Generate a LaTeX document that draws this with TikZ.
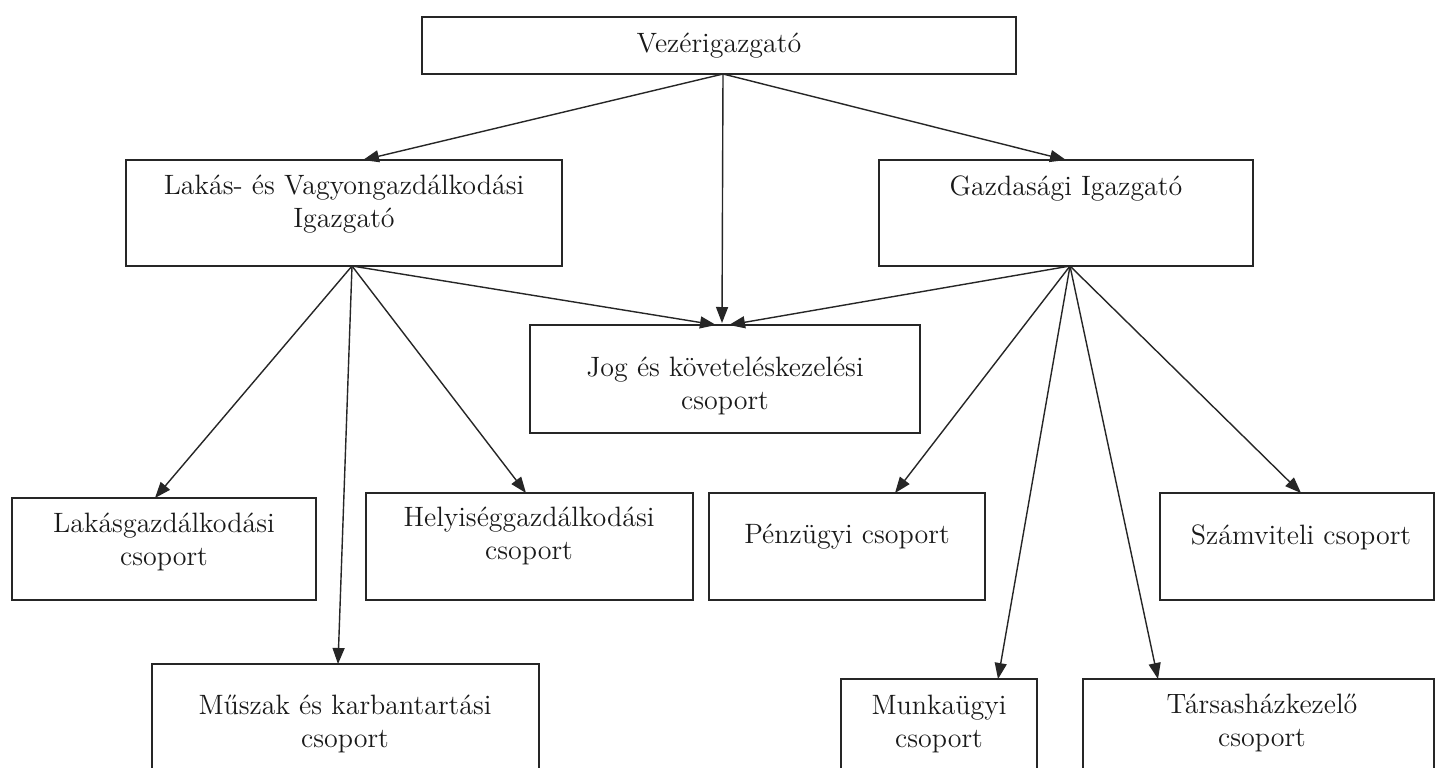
\documentclass[tikz,border=0pt]{standalone}
\usepackage{fontspec}
\usetikzlibrary{arrows.meta,fit}
\begin{document}
\begin{tikzpicture}[x=0.5pt,y=-0.5pt,
  box/.style={draw=black!85, line width=1pt, inner sep=0pt, rectangle},
  lbl/.style={align=center, inner sep=0pt, font=\fontsize{14}{16.2}\selectfont, text=black!90},
  arr/.style={draw=black!85, line width=0.7pt, -{Triangle[length=8pt,width=6pt]}}]
\useasboundingbox (0,0) rectangle (1436,767);
\clip (0,0) rectangle (1436,767);
\fill[white] (0,0) rectangle (1436,767);
% boxes
\node[box, fit={(422,17)(1016,74)}] (vez) {};
\node[lbl] (vezt) at (719,46) {Vezérigazgató};
\node[box, fit={(126,160)(562,266)}] (lvg) {};
\node[lbl] (lvgt) at (344,204) {Lakás- és Vagyongazdálkodási\\Igazgató};
\node[box, fit={(879,160)(1253,266)}] (gi) {};
\node[lbl] (git) at (1066,189) {Gazdasági Igazgató};
\node[box, fit={(530,325)(920,433)}] (jog) {};
\node[lbl] (jogt) at (725,386) {Jog és követeléskezelési\\csoport};
\node[box, fit={(12,498)(316,600)}] (lak) {};
\node[lbl] (lakt) at (164,542) {Lakásgazdálkodási\\csoport};
\node[box, fit={(366,493)(693,600)}] (hely) {};
\node[lbl] (helyt) at (529,536) {Helyiséggazdálkodási\\csoport};
\node[box, fit={(709,493)(985,600)}] (penz) {};
\node[lbl] (penzt) at (847,537) {Pénzügyi csoport};
\node[box, fit={(1160,493)(1434,600)}] (szam) {};
\node[lbl] (szamt) at (1301,537) {Számviteli csoport};
\node[box, fit={(152,664)(539,800)}] (musz) {};
\node[lbl] (muszt) at (345,724) {Műszak és karbantartási\\csoport};
\node[box, fit={(841,679)(1037,800)}] (munk) {};
\node[lbl] (munkt) at (939,724) {Munkaügyi\\csoport};
\node[box, fit={(1083,679)(1434,800)}] (tars) {};
\node[lbl] (tarst) at (1262,723) {Társasházkezelő\\csoport};
% attach points
\coordinate (vezo) at (723,74);
\coordinate (lvgi) at (363,160);
\coordinate (gii) at (1066,160);
\coordinate (jogi) at (722,323);
\coordinate (jogl) at (716,325);
\coordinate (jogr) at (729,325);
\coordinate (lvgo) at (352,266);
\coordinate (laki) at (155,498);
\coordinate (muszi) at (338,664);
\coordinate (helyi) at (526,493);
\coordinate (gio) at (1070,266);
\coordinate (penzi) at (895,493);
\coordinate (munki) at (998,679);
\coordinate (tarsi) at (1158,679);
\coordinate (szami) at (1301,493);
% connectors
\draw[arr] (vezo) -- (lvgi);
\draw[arr] (vezo) -- (gii);
\draw[arr] (vezo) -- (jogi);
\draw[arr] (lvgo) -- (laki);
\draw[arr] (lvgo) -- (muszi);
\draw[arr] (lvgo) -- (helyi);
\draw[arr] (lvgo) -- (jogl);
\draw[arr] (gio) -- (jogr);
\draw[arr] (gio) -- (penzi);
\draw[arr] (gio) -- (munki);
\draw[arr] (gio) -- (tarsi);
\draw[arr] (gio) -- (szami);
\end{tikzpicture}
\end{document}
---
§ TASK OBJECTIVE:
Reproduce the data verbatim. Do not carry any picture into the copy.

§ REPLY:
Generate a LaTeX document that draws this with TikZ.
\documentclass[tikz,border=0pt]{standalone}
\usepackage{fontspec}
\usetikzlibrary{arrows.meta,fit}
\begin{document}
\begin{tikzpicture}[x=0.5pt,y=-0.5pt,
  box/.style={draw=black!85, line width=1pt, inner sep=0pt, rectangle},
  lbl/.style={align=center, inner sep=0pt, font=\fontsize{14}{16.2}\selectfont, text=black!90},
  arr/.style={draw=black!85, line width=0.7pt, -{Triangle[length=8pt,width=6pt]}}]
\useasboundingbox (0,0) rectangle (1436,767);
\clip (0,0) rectangle (1436,767);
\fill[white] (0,0) rectangle (1436,767);
% boxes
\node[box, fit={(422,17)(1016,74)}] (vez) {};
\node[lbl] (vezt) at (719,46) {Vezérigazgató};
\node[box, fit={(126,160)(562,266)}] (lvg) {};
\node[lbl] (lvgt) at (344,204) {Lakás- és Vagyongazdálkodási\\Igazgató};
\node[box, fit={(879,160)(1253,266)}] (gi) {};
\node[lbl] (git) at (1066,189) {Gazdasági Igazgató};
\node[box, fit={(530,325)(920,433)}] (jog) {};
\node[lbl] (jogt) at (725,386) {Jog és követeléskezelési\\csoport};
\node[box, fit={(12,498)(316,600)}] (lak) {};
\node[lbl] (lakt) at (164,542) {Lakásgazdálkodási\\csoport};
\node[box, fit={(366,493)(693,600)}] (hely) {};
\node[lbl] (helyt) at (529,536) {Helyiséggazdálkodási\\csoport};
\node[box, fit={(709,493)(985,600)}] (penz) {};
\node[lbl] (penzt) at (847,537) {Pénzügyi csoport};
\node[box, fit={(1160,493)(1434,600)}] (szam) {};
\node[lbl] (szamt) at (1301,537) {Számviteli csoport};
\node[box, fit={(152,664)(539,800)}] (musz) {};
\node[lbl] (muszt) at (345,724) {Műszak és karbantartási\\csoport};
\node[box, fit={(841,679)(1037,800)}] (munk) {};
\node[lbl] (munkt) at (939,724) {Munkaügyi\\csoport};
\node[box, fit={(1083,679)(1434,800)}] (tars) {};
\node[lbl] (tarst) at (1262,723) {Társasházkezelő\\csoport};
% attach points
\coordinate (vezo) at (723,74);
\coordinate (lvgi) at (363,160);
\coordinate (gii) at (1066,160);
\coordinate (jogi) at (722,323);
\coordinate (jogl) at (716,325);
\coordinate (jogr) at (729,325);
\coordinate (lvgo) at (352,266);
\coordinate (laki) at (155,498);
\coordinate (muszi) at (338,664);
\coordinate (helyi) at (526,493);
\coordinate (gio) at (1070,266);
\coordinate (penzi) at (895,493);
\coordinate (munki) at (998,679);
\coordinate (tarsi) at (1158,679);
\coordinate (szami) at (1301,493);
% connectors
\draw[arr] (vezo) -- (lvgi);
\draw[arr] (vezo) -- (gii);
\draw[arr] (vezo) -- (jogi);
\draw[arr] (lvgo) -- (laki);
\draw[arr] (lvgo) -- (muszi);
\draw[arr] (lvgo) -- (helyi);
\draw[arr] (lvgo) -- (jogl);
\draw[arr] (gio) -- (jogr);
\draw[arr] (gio) -- (penzi);
\draw[arr] (gio) -- (munki);
\draw[arr] (gio) -- (tarsi);
\draw[arr] (gio) -- (szami);
\end{tikzpicture}
\end{document}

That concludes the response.